ALEx is now at the point where the pair are happy for other improvisers to work with it. In recent shows in London, Mirowski also used the system to feed a performer lines through a headset.

Despite all the improvements, Mirowski said working with an AI was still like having a “completely drunk comedian” on stage, who was only “accidentally funny,” by saying things that were totally inappropriate, overly emotional or plain odd.

“Robots are in a way the antithesis of theater and comedy,” he said. “Theatre is about the human expression on stage, and it’s about the communication and empathy between the actors and the audience. Robots do not have the sensors to perceive any of that.”

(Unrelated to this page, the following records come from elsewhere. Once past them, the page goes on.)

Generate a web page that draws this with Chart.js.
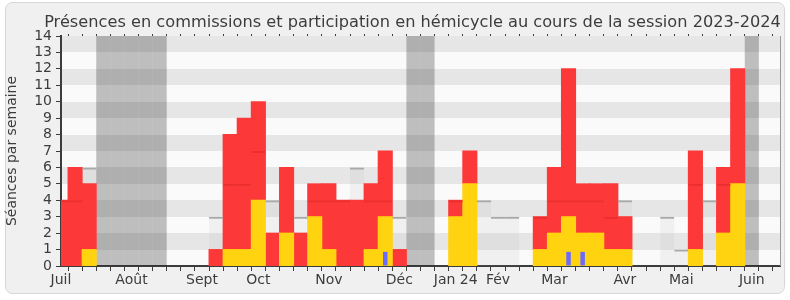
<!DOCTYPE html>
<html>
<head>
<meta charset="utf-8">
<script src="https://cdn.jsdelivr.net/npm/chart.js@4/dist/chart.umd.min.js"></script>
<style>
  html, body { margin: 0; padding: 0; background: #fff; }
  canvas { display: block; }
</style>
</head>
<body>
<canvas id="chart" width="790" height="300"></canvas>
<script>
const titre = 'Présences en commissions et participation en hémicycle au cours de la session 2023-2024';

// semaines, de juillet 2023 à juin 2024 (52 semaines)
const nbSemaines = 52;
const moisNoms = ['Juil', 'Août', 'Sept', 'Oct', 'Nov', 'Déc', 'Jan 24', 'Fév', 'Mar', 'Avr', 'Mai', 'Juin'];
const moisSemaines = [0, 5, 10, 14, 19, 24, 28, 31, 35, 40, 44, 49];

// séances par semaine
const hemicycle  = [0,0,1,0,0,0,0,0,0,0, 0,0,1,1,4,0,2,0,3,1, 0,0,1,3,0,0,0,0,3,5, 0,0,0,0,1,2,3,2,2,1, 1,0,0,0,0,1,0,2,5,0, 0,0];
const commission = [4,6,4,0,0,0,0,0,0,0, 0,1,7,8,6,2,4,2,2,4, 4,4,4,4,1,0,0,0,1,2, 0,0,0,0,2,4,9,3,3,4, 2,0,0,0,0,6,0,4,7,0, 0,0];
const mediane    = [4,4,6,0,0,0,0,0,0,0, 0,3,5,5,7,4,0,3,4,4, 4,6,4,4,3,0,0,0,4,0, 4,3,3,0,3,4,4,4,4,3, 4,0,0,3,1,5,4,5,5,0, 0,0];
const questions  = [0,0,0,0,0,0,0,0,0,0, 0,0,0,0,0,0,0,0,0,0, 0,0,0,0.86,0,0,0,0,0,0, 0,0,0,0,0,0,0.86,0.86,0,0, 0,0,0,0,0,0,0,0,0,0, 0,0];
const vacances   = [3, 4, 5, 6, 7, 25, 26, 49];
const yMax = 14;

const labels = [];
for (let i = 0; i < nbSemaines; i++) {
    const m = moisSemaines.indexOf(i);
    labels.push(m >= 0 ? moisNoms[m] : '');
}
const vide = v => v ? v : null;
const vacData = labels.map((l, i) => vacances.includes(i) ? yMax : null);

const police = 'DejaVu Sans';
const gris = '#3c3c3c';

// couleur du trait de la médiane : gris sur le fond, rouge un peu foncé dans la barre rouge
const couleurMediane = ctx => {
    const i = ctx.dataIndex;
    if (mediane[i] > hemicycle[i] + commission[i]) return '#a9a9a9';
    if (mediane[i] > hemicycle[i]) return '#ec2e2e';
    return 'rgba(0,0,0,0)';
};

const fond = {
    id: 'fond',
    beforeDraw(chart) {
        const c = chart.ctx, a = chart.chartArea, y = chart.scales.y;
        c.save();
        c.fillStyle = '#f0f0f0';
        c.strokeStyle = '#d6d6d6';
        c.lineWidth = 1;
        c.beginPath();
        c.roundRect(5.5, 2.5, 779, 291, 7);
        c.fill();
        c.stroke();
        for (let i = 0; i < yMax; i++) {
            const top = Math.round(y.getPixelForValue(i + 1));
            const bot = Math.round(y.getPixelForValue(i));
            c.fillStyle = i % 2 ? '#e6e6e6' : '#fafafa';
            c.fillRect(a.left, top, a.right - a.left, bot - top);
        }
        c.fillStyle = gris;
        c.font = '16.2px "' + police + '"';
        c.textAlign = 'center';
        c.textBaseline = 'alphabetic';
        c.fillText(titre, 412.5, 27);
        c.restore();
    },
    afterDraw(chart) {
        const c = chart.ctx, a = chart.chartArea;
        c.save();
        c.strokeStyle = '#9a9a9a';
        c.lineWidth = 1;
        c.beginPath();
        c.moveTo(Math.round(a.right) + 0.5, a.top);
        c.lineTo(Math.round(a.right) + 0.5, a.bottom);
        c.stroke();
        c.restore();
    }
};

new Chart(document.getElementById('chart'), {
    type: 'bar',
    data: {
        labels: labels,
        datasets: [
            {
                label: 'Médiane (trait)',
                data: mediane.map(vide),
                backgroundColor: 'rgba(0,0,0,0)',
                borderColor: couleurMediane,
                borderWidth: { top: 2, left: 0, right: 0, bottom: 0 },
                borderSkipped: false,
                stack: 'mt',
                order: 0
            },
            {
                label: 'Questions orales',
                data: questions.map(vide),
                backgroundColor: '#6a6aff',
                stack: 'q',
                order: 1,
                barPercentage: 0.32,
                categoryPercentage: 1
            },
            {
                label: 'Participations en hémicycle',
                data: hemicycle.map(vide),
                backgroundColor: '#ffd30f',
                stack: 'a',
                order: 2,
                inflateAmount: 0.5
            },
            {
                label: 'Présences en commission',
                data: commission.map(vide),
                backgroundColor: '#fc3838',
                stack: 'a',
                order: 3,
                inflateAmount: 0.5
            },
            {
                label: 'Vacances parlementaires',
                data: vacData,
                backgroundColor: 'rgba(0,0,0,0.24)',
                stack: 'v',
                order: 4
            },
            {
                label: 'Médiane des députés',
                data: mediane.map(vide),
                backgroundColor: 'rgba(190,190,190,0.15)',
                stack: 'm',
                order: 5
            }
        ]
    },
    options: {
        responsive: false,
        animation: false,
        events: [],
        layout: { padding: { left: 0, right: 10, top: 0, bottom: 0 } },
        datasets: {
            bar: {
                grouped: false,
                barPercentage: 1,
                categoryPercentage: 1,
                inflateAmount: 0,
                clip: 0
            }
        },
        plugins: {
            legend: { display: false },
            tooltip: { enabled: false },
            title: { display: false }
        },
        scales: {
            x: {
                position: 'bottom',
                offset: false,
                stacked: true,
                afterFit: s => { s.height = 34; },
                grid: { drawOnChartArea: false, tickLength: 5, color: gris, lineWidth: 1 },
                border: { display: true, color: gris, width: 2 },
                ticks: {
                    autoSkip: false, maxRotation: 0, minRotation: 0,
                    color: gris, padding: 1,
                    font: { family: police, size: 14 }
                }
            },
            x2: {
                type: 'category',
                position: 'top',
                offset: false,
                afterFit: s => { s.height = 36; },
                grid: { drawOnChartArea: false, tickLength: 2, color: gris, lineWidth: 1 },
                border: { display: false },
                ticks: { autoSkip: false, maxRotation: 0, callback: () => '' }
            },
            y: {
                min: 0,
                max: yMax,
                stacked: true,
                afterFit: s => { s.width = 61; },
                grid: { drawOnChartArea: false, tickLength: 5, color: gris, lineWidth: 1 },
                border: { display: true, color: gris, width: 2 },
                ticks: {
                    stepSize: 1, autoSkip: false, color: gris, padding: 4,
                    font: { family: police, size: 14 }
                },
                title: {
                    display: true,
                    text: 'Séances par semaine',
                    color: gris,
                    font: { family: police, size: 14 },
                    padding: { top: 4, bottom: 0 }
                }
            }
        }
    },
    plugins: [fond]
});
</script>
</body>
</html>
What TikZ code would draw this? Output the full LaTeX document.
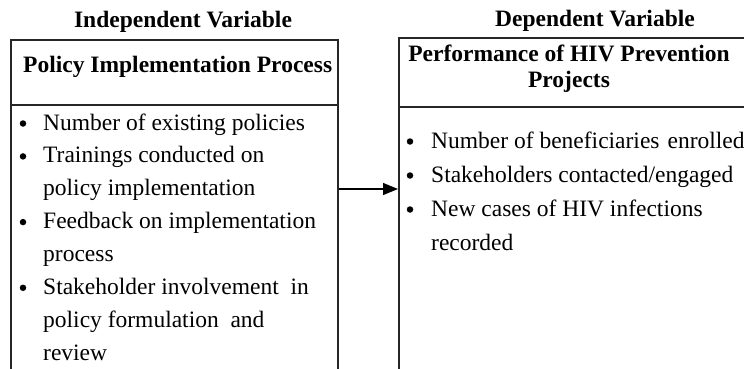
\documentclass[tikz,border=0pt]{standalone}
\usepackage{fontspec}
\setmainfont{Liberation Serif}
\usetikzlibrary{arrows.meta}
\begin{document}
\begin{tikzpicture}[x=1pt,y=-1pt,
  frame/.style={draw=black!85, line width=1.6pt},
  boxshape/.style={frame, rectangle, inner sep=0pt, anchor=north west},
  heading/.style={font=\fontsize{23.5}{26}\selectfont\bfseries, inner sep=0pt, anchor=base},
  item/.style={font=\fontsize{23.5}{28}\selectfont, inner sep=0pt, anchor=base west},
  dot/.style={circle, fill=black, inner sep=0pt, minimum size=6.5pt, yshift=6.5pt}
]
\useasboundingbox (0,0) rectangle (744,369);
\clip (0,0) rectangle (744,369);

% frames of the two variables
\node[boxshape, minimum width=327pt, minimum height=360pt] (ivbox) at (10,39) {};
\node[boxshape, minimum width=400pt, minimum height=360pt] (dvbox) at (398,37) {};
\coordinate (ivdiv) at (0,105);
\coordinate (dvdiv) at (0,107);
\draw[frame] (ivbox.west |- ivdiv) -- (ivbox.east |- ivdiv);
\draw[frame] (dvbox.west |- dvdiv) -- (dvbox.east |- dvdiv);

% link between the variables
\coordinate (arrowrow) at (0,189);
\draw[line width=1.3pt, -{Triangle[length=15pt,width=12pt]}]
  (ivbox.east |- arrowrow) -- (dvbox.west |- arrowrow);

% headings
\node[heading] (ivtitle) at (183,28) {Independent Variable};
\node[heading] (dvtitle) at (595,27) {Dependent Variable};
\node[heading, anchor=base west] (ivhead) at (23,72) {Policy Implementation Process};
\node[heading] (dvhead1) at (569,62) {Performance of HIV Prevention};
\node[heading] (dvhead2) at (569,87) {Projects};

% indicators of the independent variable
\node[dot] (ivb1) at (23,130) {};
\node[item] (ivt1) at (43,130) {Number of existing policies};
\node[dot] (ivb2) at (23,162.9) {};
\node[item] (ivt2) at (43,162.9) {Trainings conducted on};
\node[item] (ivt3) at (43,195.7) {policy implementation};
\node[dot] (ivb4) at (23,228.6) {};
\node[item] (ivt4) at (43,228.6) {Feedback on implementation};
\node[item] (ivt5) at (43,261.4) {process};
\node[dot] (ivb6) at (23,294.3) {};
\node[item] (ivt6) at (43,294.3) {Stakeholder involvement\ \ in};
\node[item] (ivt7) at (43,327.1) {policy formulation\ \ and};
\node[item] (ivt8) at (43,360) {review};

% indicators of the dependent variable
\node[dot] (dvb1) at (410,148) {};
\node[item] (dvt1) at (431,148) {Number of beneficiaries\hspace{8pt}enrolled};
\node[dot] (dvb2) at (410,182) {};
\node[item] (dvt2) at (431,182) {Stakeholders contacted/engaged};
\node[dot] (dvb3) at (410,216) {};
\node[item] (dvt3) at (431,216) {New cases of HIV infections};
\node[item] (dvt4) at (431,250) {recorded};
\end{tikzpicture}
\end{document}
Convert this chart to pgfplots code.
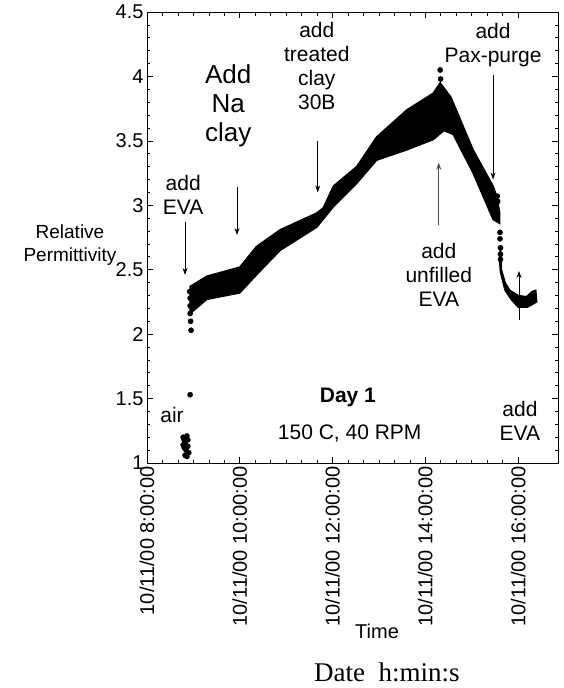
\documentclass[border=0pt]{standalone}
\usepackage{pgfplots}
\pgfplotsset{compat=1.18}
\usetikzlibrary{arrows.meta}
\usepackage{fontspec}
\setmainfont{Liberation Sans}
\newfontfamily\timesf{Liberation Serif}
\begin{document}
\begin{tikzpicture}[x=1pt,y=1pt]
\begin{axis}[
  at={(0,0)}, anchor=south west,
  scale only axis, width=411pt, height=451pt,
  xmin=8, xmax=16.86, ymin=1, ymax=4.5,
  clip=false,
  xtick={8,10,12,14,16},
  xticklabels={10/11/00 8:00:00,10/11/00 10:00:00,10/11/00 12:00:00,10/11/00 14:00:00,10/11/00 16:00:00},
  xticklabel style={rotate=90, anchor=east, xshift=0pt},
  ytick={1,1.5,2,2.5,3,3.5,4,4.5},
  yticklabels={1,1.5,2,2.5,3,3.5,4,4.5},
  minor x tick num=5, minor y tick num=4,
  tick align=inside,
  major tick length=6pt, minor tick length=3.5pt,
  ticklabel style={font=\fontsize{20}{22}\selectfont},
  axis line style={black, line width=0.8pt},
  every tick/.style={black, line width=0.7pt},
  /pgf/number format/assume math mode=true,
]
% main band
\addplot[fill=black, draw=black, line width=1.5pt] coordinates {
(8.93,2.37)(9.29,2.45)(10.0,2.52)(10.36,2.68)(10.87,2.81)(11.66,2.94)(11.8,2.98)(12.02,3.15)(12.52,3.30)(12.95,3.53)(13.6,3.74)(14.17,3.87)(14.32,3.95)(14.55,3.84)(15.03,3.43)(15.46,3.15)(15.54,3.07)(15.6,2.95)
(15.6,2.86)(15.46,2.89)(15.03,3.25)(14.6,3.55)(14.4,3.58)(14.17,3.51)(13.6,3.43)(12.95,3.35)(12.52,3.17)(12.02,2.99)(11.66,2.83)(10.87,2.65)(10.36,2.46)(10.0,2.32)(9.29,2.27)(8.93,2.16)
} -- cycle;
% tail band
\addplot[fill=black, draw=black, line width=1.5pt] coordinates {
(15.62,2.67)(15.64,2.50)(15.72,2.40)(15.82,2.34)(16.0,2.30)(16.18,2.29)(16.3,2.33)(16.38,2.34)
(16.40,2.25)(16.2,2.21)(16.0,2.21)(15.85,2.27)(15.72,2.34)(15.62,2.48)(15.6,2.58)
} -- cycle;
% scattered points
\addplot[only marks, mark=*, mark size=2.6pt, black] coordinates {
(8.92,2.33)(8.93,2.28)(8.93,2.22)(8.93,2.16)(8.94,2.10)(8.95,2.03)(8.93,1.53)
(14.32,4.05)(14.33,3.98)(15.55,3.07)(15.56,3.03)
(15.61,2.79)(15.61,2.74)(15.62,2.67)(15.62,2.62)(15.62,2.58)
(8.78,1.20)(8.80,1.18)(8.82,1.16)(8.84,1.19)(8.86,1.21)(8.80,1.12)(8.84,1.10)(8.88,1.13)(8.82,1.06)(8.86,1.05)(8.90,1.08)(8.88,1.18)(8.78,1.14)
};
% annotations
\tikzset{lab/.style={align=center, font=\fontsize{21}{24}\selectfont}}
\node[lab] at (axis cs:8.78,3.08) {add\\EVA};
\draw[-{Stealth[length=7pt,width=5pt]}, line width=0.7pt] (axis cs:8.82,2.87) -- (axis cs:8.82,2.46);
\node[lab, font=\fontsize{26}{29}\selectfont] at (axis cs:9.75,3.77) {Add\\Na\\clay};
\draw[-{Stealth[length=7pt,width=5pt]}, line width=0.7pt] (axis cs:9.94,3.14) -- (axis cs:9.94,2.77);
\node[lab] at (axis cs:11.66,4.08) {add\\treated\\clay\\30B};
\draw[-{Stealth[length=7pt,width=5pt]}, line width=0.7pt] (axis cs:11.68,3.50) -- (axis cs:11.68,3.10);
\node[lab] at (axis cs:14.29,2.46) {add\\unfilled\\EVA};
\draw[-{Stealth[length=7pt,width=5pt]}, line width=0.8pt, gray!60!black] (axis cs:14.29,2.85) -- (axis cs:14.29,3.33);
\node[lab] at (axis cs:15.46,4.24) {add\\Pax-purge};
\draw[-{Stealth[length=7pt,width=5pt]}, line width=0.7pt] (axis cs:15.46,4.01) -- (axis cs:15.46,3.20);
\node[lab] at (axis cs:16.04,1.33) {add\\EVA};
\draw[-{Stealth[length=7pt,width=5pt]}, line width=0.7pt] (axis cs:16.02,2.11) -- (axis cs:16.02,2.49);
\node[lab, font=\bfseries\fontsize{21}{24}\selectfont] at (axis cs:12.33,1.51) {Day 1};
\node[lab] at (axis cs:12.37,1.23) {150 C, 40 RPM};
\node[lab] at (axis cs:8.54,1.37) {air};
\node[lab, font=\fontsize{19}{23}\selectfont] at (axis cs:6.34,2.69) {Relative\\Permittivity};
\node[lab, font=\fontsize{20}{22}\selectfont] at (axis cs:12.96,-0.31) {Time};
\node[font=\timesf\fontsize{27}{30}\selectfont] at (axis cs:13.17,-0.628) {Date\ \ h:min:s};
\end{axis}
\path[use as bounding box] (-147,-225) rectangle (417,463);
\end{tikzpicture}
\end{document}
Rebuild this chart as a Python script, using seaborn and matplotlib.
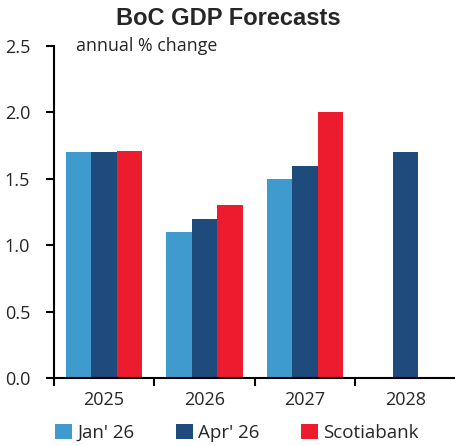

What AI is good at, Mirowski said, is saying unusual things that challenge the human improviser to work harder, which can increase satisfaction when they manage to make a scene work. “Improv is like intellectual and mental tightrope walking,” he said. “The robot is kind of making the tightrope longer.” In a Skype interview, Mathewson agreed that the joy of working with an AI system came when you managed to do a show that did not just rely on the randomness of the responses for humor, but which kept a story going.

His early shows were failures in that respect, he said. In one, he swore in exasperation, and the machine replied, “Swearing is often cathartic.” Now he has improvised with it publicly more than 50 times. When shows are a success, they are more celebrations of human creativity than anything to do with AI, he added.

During the show Wednesday, Mirowski performed several different scenes using the AI. None were anywhere near as successful as the one involving the couple going for a drive. The climax of the show involved four members of Mirowski’s improv troupe, Improbotics Ltd., performing a scene involving a fictional president, his chief of staff and an office cleaner.

The audience had to guess which actor was controlled by the AI. The answer became clear soon after the cleaner took to the stage. “I’m a communist!” she said, completely out of the blue. Later, she performed a U-turn. “I’m not a communist!” she said. Then, out of nowhere she asked another member of the troupe, “Look, do you want to buy a knife?”

Mirowski watched behind several laptops from the side of the stage. He was smiling. His AI was making no sense. But it was getting laughs.